BEGIN Given records
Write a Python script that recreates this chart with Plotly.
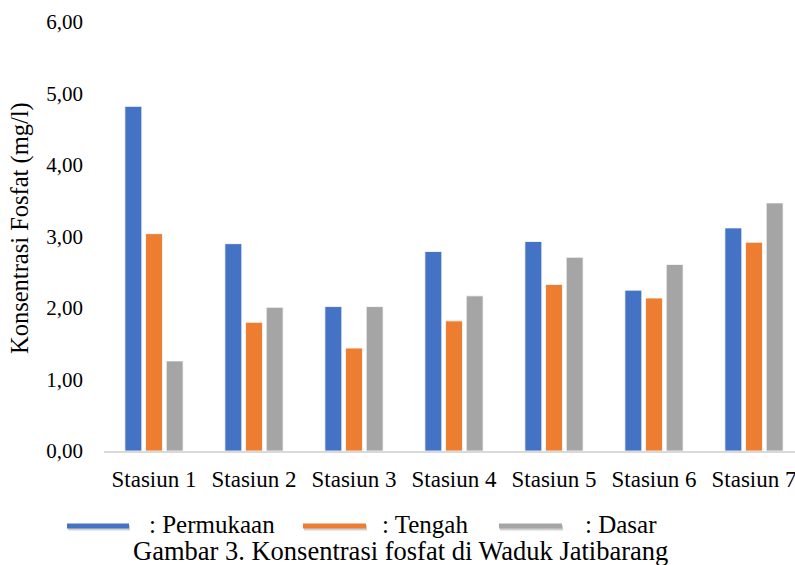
import plotly.graph_objects as go

# Phosphate concentration (mg/l) per station and depth
stations = ["Stasiun 1", "Stasiun 2", "Stasiun 3", "Stasiun 4", "Stasiun 5", "Stasiun 6", "Stasiun 7"]
permukaan = [4.82, 2.90, 2.02, 2.79, 2.93, 2.25, 3.12]
tengah = [3.04, 1.80, 1.44, 1.82, 2.33, 2.14, 2.92]
dasar = [1.26, 2.01, 2.02, 2.17, 2.71, 2.61, 3.47]
y_ticks = [0, 1, 2, 3, 4, 5, 6]
y_tick_text = ["0,00", "1,00", "2,00", "3,00", "4,00", "5,00", "6,00"]

series = [
    (": Permukaan", permukaan, "#4472C4"),
    (": Tengah", tengah, "#ED7D31"),
    (": Dasar", dasar, "#A5A5A5"),
]

FONT = "Liberation Serif, Times New Roman, serif"

fig = go.Figure()
for name, vals, color in series:
    fig.add_trace(go.Bar(
        x=stations, y=vals, name=name,
        marker=dict(color=color, line=dict(color="white", width=0.8)),
        showlegend=False,
    ))

# plot area geometry in pixels (for legend / caption placement)
W, H = 795, 565
L, R, T, B = 104, 0, 22, 114
pw, ph = W - L - R, H - T - B


def px(x):
    return (x - L) / pw


def py(y):
    return (H - B - y) / ph


shapes = []
annotations = []
legend_items = [(67, 129, 147), (303, 366, 380), (499, 562, 583)]
for (x0, x1, tx), (name, _, color) in zip(legend_items, series):
    # soft shadow under the legend line
    shapes.append(dict(type="line", xref="paper", yref="paper",
                       x0=px(x0 + 1), x1=px(x1 + 1), y0=py(528), y1=py(528),
                       line=dict(color="rgba(0,0,0,0.18)", width=5)))
    shapes.append(dict(type="line", xref="paper", yref="paper",
                       x0=px(x0), x1=px(x1), y0=py(526), y1=py(526),
                       line=dict(color=color, width=5)))
    annotations.append(dict(text=name, xref="paper", yref="paper",
                            x=px(tx), y=py(524), xanchor="left", yanchor="middle",
                            showarrow=False, font=dict(family=FONT, size=25, color="black")))

annotations.append(dict(text="Gambar 3. Konsentrasi fosfat di Waduk Jatibarang",
                        xref="paper", yref="paper", x=px(400), y=py(551),
                        xanchor="center", yanchor="middle", showarrow=False,
                        font=dict(family=FONT, size=26.5, color="black")))
annotations.append(dict(text="Konsentrasi Fosfat (mg/l)", xref="paper", yref="paper",
                        x=px(20), y=py(228), xanchor="center", yanchor="middle",
                        textangle=-90, showarrow=False,
                        font=dict(family=FONT, size=24.5, color="black")))

fig.update_layout(
    width=W, height=H,
    margin=dict(l=L, r=R, t=T, b=B, pad=0),
    paper_bgcolor="white", plot_bgcolor="white",
    barmode="group", bargap=0.38, bargroupgap=0.18,
    font=dict(family=FONT, size=20, color="black"),
    shapes=shapes, annotations=annotations,
    showlegend=False,
)
fig.update_xaxes(
    range=[-0.5, 6.41], showgrid=False, zeroline=False,
    showline=True, linecolor="#D9D9D9", linewidth=1.5,
    ticks="", tickfont=dict(family=FONT, size=23, color="black"),
    ticklabelstandoff=7,
)
fig.update_yaxes(
    range=[0, 6], tickvals=y_ticks, ticktext=y_tick_text,
    showgrid=False, zeroline=False, showline=False, ticks="",
    tickfont=dict(family=FONT, size=21, color="black"),
    ticklabelstandoff=20,
)

fig.write_html("out.html")
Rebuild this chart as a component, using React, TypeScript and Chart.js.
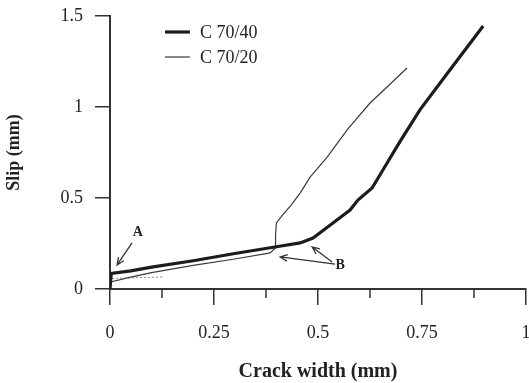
END Given records
Everything from the first line of the records through the line containing "return (H - B - y) / ph" should be reproduced exactly, apart from the pictures.

Write a Python script that recreates this chart with Plotly.
import plotly.graph_objects as go

# Phosphate concentration (mg/l) per station and depth
stations = ["Stasiun 1", "Stasiun 2", "Stasiun 3", "Stasiun 4", "Stasiun 5", "Stasiun 6", "Stasiun 7"]
permukaan = [4.82, 2.90, 2.02, 2.79, 2.93, 2.25, 3.12]
tengah = [3.04, 1.80, 1.44, 1.82, 2.33, 2.14, 2.92]
dasar = [1.26, 2.01, 2.02, 2.17, 2.71, 2.61, 3.47]
y_ticks = [0, 1, 2, 3, 4, 5, 6]
y_tick_text = ["0,00", "1,00", "2,00", "3,00", "4,00", "5,00", "6,00"]

series = [
    (": Permukaan", permukaan, "#4472C4"),
    (": Tengah", tengah, "#ED7D31"),
    (": Dasar", dasar, "#A5A5A5"),
]

FONT = "Liberation Serif, Times New Roman, serif"

fig = go.Figure()
for name, vals, color in series:
    fig.add_trace(go.Bar(
        x=stations, y=vals, name=name,
        marker=dict(color=color, line=dict(color="white", width=0.8)),
        showlegend=False,
    ))

# plot area geometry in pixels (for legend / caption placement)
W, H = 795, 565
L, R, T, B = 104, 0, 22, 114
pw, ph = W - L - R, H - T - B


def px(x):
    return (x - L) / pw


def py(y):
    return (H - B - y) / ph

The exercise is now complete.